Bu ifadeler ortalığı karıştırdı. Devletin resmi evraklarına, arşivine de girdi. Orada işte sözü Aydın Doğan’a ve çetesine de getirdim. Daha ben içeriden çıkmadan darmadağın oldular. Tek seferde 45 kişinin işine son verdiler. Aydın Doğan’ın da bir yanı gizli Ermeni… O da sahip gösterilen kişilerden biri. Gerçek sahip değildi. Sonra onun sahipliğinde gösterilen çok sayıda dev basın ve medya kuruluşu, komik bir rakamla, aniden Demirören’e güya satıldı. Ortada gerçek bir satış bile yoktu ve görünür sahip değiştirildi. Hukuki sıkıntılardan çok çekinildi. Sistem kendince tedbirler almaya başladı. Demirören de gizli Ermeni… Ayşe Arman Dorman da oradan sonra tamamen bitti ve geri çekildi. Ve daha anlatmakla bitmez meseleler, dengeler, mücadeleler…

Hakim benden delillerimi istemek zorundaydı. “Getir” demek zorundaydı. Bunun yerine sinir krizi geçirdi Fatih Erdemir isimli sözde hakim. Kürsüyü tokatladı durdu. Bana hakaretler savurdu, iş tehdide bile vardı. Kızmam, sinirlenmem, istedikleri halleri sergilemem gerekiyordu, ben sakin kaldıkça ve defalarca sakince “Sizden davacı olacağım hakim bey” dedikçe iyice krize girdi. “Ben iddialarda bulunuyorum, delillerim olduğunu söylüyorum. Savunmama izin vermek, beni dinlemek, delillerimi sormak zorundasınız” dediğimde zorla da olsa biraz sakinleştirdi kendini. Artık işin kontrolünden çıktığını kabullendi. O ana kadar da türlü taktikleri zaten denedi, bitirdi. Ben de istediğim ifadeleri/cümleleri nihayet, içeri girdikten yaklaşık yedi sekiz ay sonra zapta geçirebildim.

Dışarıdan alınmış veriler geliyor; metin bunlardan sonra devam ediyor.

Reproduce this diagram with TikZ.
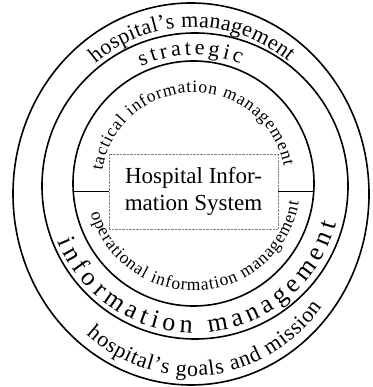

Sonra sistem çalıştı, hiç delil sorulmayan ben kendimi Erenköy hastahanesinde buldum. Çok kısa sürede oldu bu, sadece birkaç gün sürdü… Çünkü iki güne bile sadece Türkiye değil, dünya karışabilirdi. Aklım başımda mı değil mi diye müşahadeye götürüldüğüm hastahanede 21 günlük kanuni süre doldu. Bu süre içinde ne doktor var, ne muayane var, ne tetkik var, ne yazdıklarımı sorabilen var, ne delil isteyen var. Kaldı ki ben hastahaneye yazılarla alakalı değil, bir kadının iftiralara dayanarak yaptığı şikayet kapsamında sevk edildim ama bana o konuya dair sadece bir soru bile sorulmadı, sorulamadı.

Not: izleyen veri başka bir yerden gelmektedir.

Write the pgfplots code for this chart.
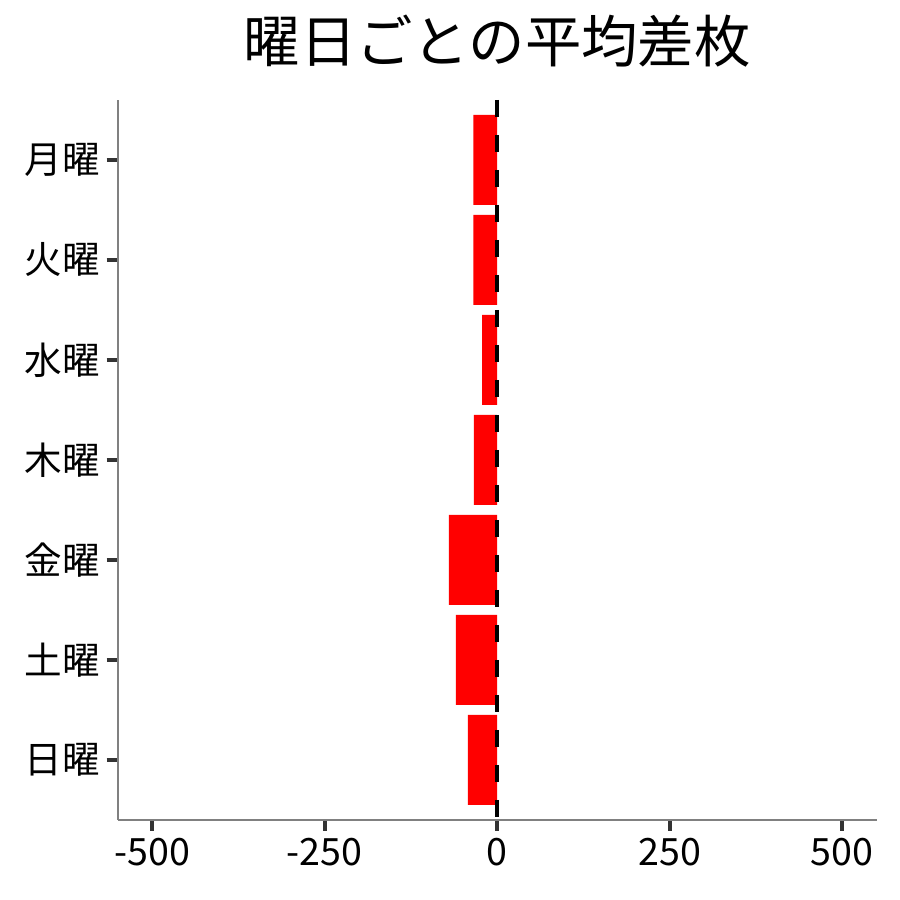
\documentclass[border=0pt]{standalone}
\usepackage{fontspec}
\setmainfont{Noto Sans CJK JP}
\usepackage{pgfplots}
\pgfplotsset{compat=1.18}
\begin{document}
\begin{tikzpicture}
\begin{axis}[
  scale only axis,
  width=379.5pt, height=360pt,
  xmin=-550, xmax=550, ymin=-0.6, ymax=6.6,
  axis x line*=bottom, axis y line*=left,
  axis line style={-, draw=black!50, line width=0.9pt},
  xtick={-500,-250,0,250,500},
  xticklabels={-500,-250,0,250,500},
  ytick={0,...,6},
  yticklabels={日曜,土曜,金曜,木曜,水曜,火曜,月曜},
  tick align=outside,
  major tick length=5.5pt,
  tick style={draw=black!80, line width=2pt},
  ticklabel style={font=\fontsize{18.8}{18.8}\selectfont},
  title={曜日ごとの平均差枚},
  title style={font=\fontsize{28.2}{28.2}\selectfont, at={(0.5,1)}, anchor=center, yshift=23.5pt},
]
\addplot[xbar, bar width=0.9, fill=red, draw=none] coordinates {
  (-42.4,0) (-59.8,1) (-69.9,2) (-33.7,3) (-21.7,4) (-34.7,5) (-34.7,6)
};
\draw[black, line width=2pt, dash pattern=on 8.5pt off 9pt] (axis cs:0,6.6) -- (axis cs:0,-0.6);
\end{axis}
\path[use as bounding box] (current axis.south west) ++(-58.85pt,-40pt) rectangle ++(450pt,450pt);
\end{tikzpicture}
\end{document}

Bir iki kere kısa süreliğine doktor denilenleri görünce “Ben size bu yazdıklarımın delillerini getireyim mi?” dedim. Beş kişilerdi, sözde kurul yapıyorlardı da anca görebildim onları… Biri bile “getir” demedi, diyemedi. Hepsi kriptoydu. İsimleri ve soy isimlerini şimdi siz görseniz siz de anında tanırsınız onları… Hakan isimli bir kriptoya “Siz Sabetaycı mısınız” diye sordum bir anda, iki saniye yutkundu ve sonra “Ne dediğinizi anlamıyorum” dedi.

Neticede “akıl sağlığı yerinde değildir” raporu da veremediler. Beni bırakmaları lazım, tekrar cezaevine dönmem ve davaların kaldığı yerden devam etmesi, ifadelerimin dikkate alınması, delillerimin istenmesi ve devamında dünyadaki kanlı ve kara sistemin yıkılması lazım.

Şimdi sistemin Türkiye ayağındakileri muhafaza edebilecek bir ABD, bir İngiltere, bir İsrail, bir Rusya, bir Almanya ve bir Çin yok. Hepsi de çoktan çöktüler.